Was this a great approach - making this into a type of moral contract - in my opinion no.  Do schools have a role in trying to prevent on-campus gun violence, absolutely.  Was there a better way to do this, probably.

valleynative
valleynative topcommenter

@JohnQ.Public  

Sending my kids to a public school doesn't grant the district any authority over me.  They have authority over the kids while on school grounds or at school events.

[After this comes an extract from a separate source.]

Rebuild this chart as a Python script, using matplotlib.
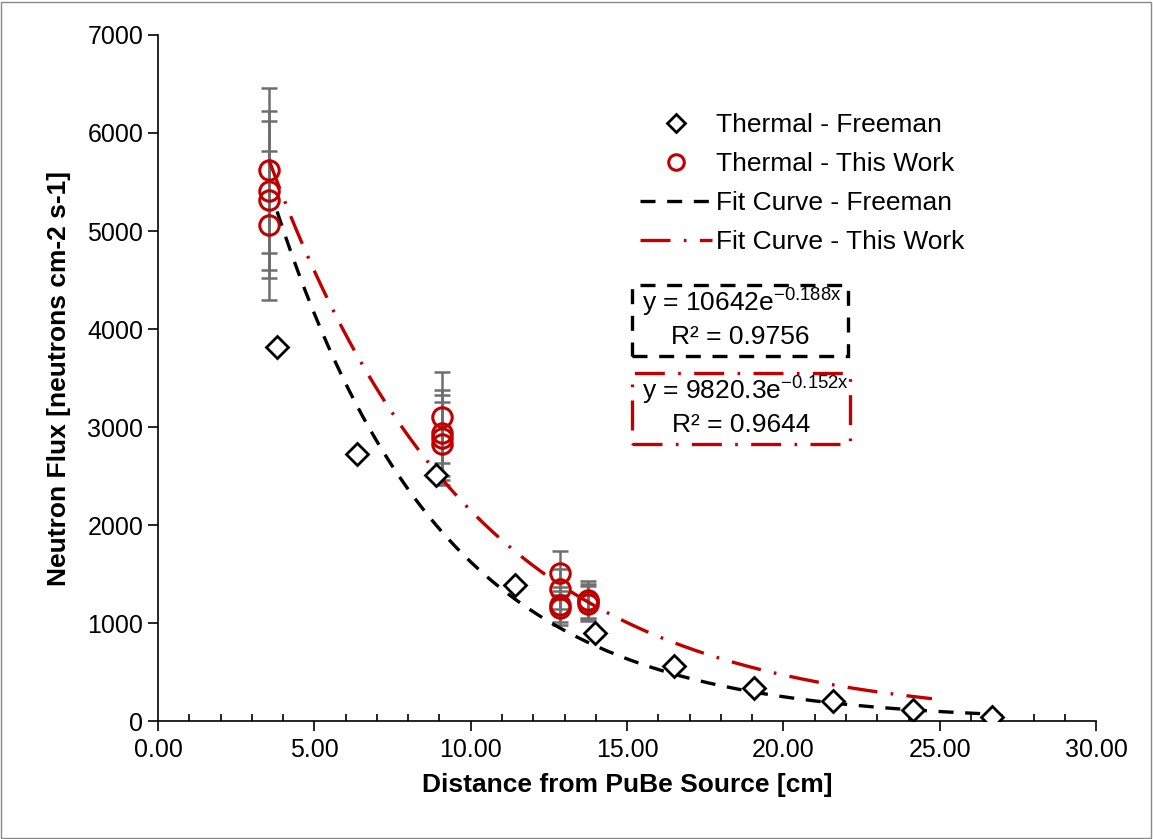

As a responsible adult, I should take my role as a partner in the kids' education seriously and cooperate with the school, but I have no obligation to follow their instructions when I'm not on campus.

JohnQ.Public
JohnQ.Public

@valleynative  It does have authority of those citizens that avail themselves of the school and its facilities - including students - so it does have some level of authority.  It has the authority to collect money from citizens in the form of property taxes.  This wasn't sent to everyone in the school district, it was sent to students and their parents - people who are availing themselves of the school's services.  I understand your point and to some degree I agree with it, but I don't see it as being as clear cut as you do.

valleynative
valleynative topcommenter

@JohnQ.Public  

The role of the school is to be a resource, available to those who want to use it.   It should never pretend to have any authority over the citizens.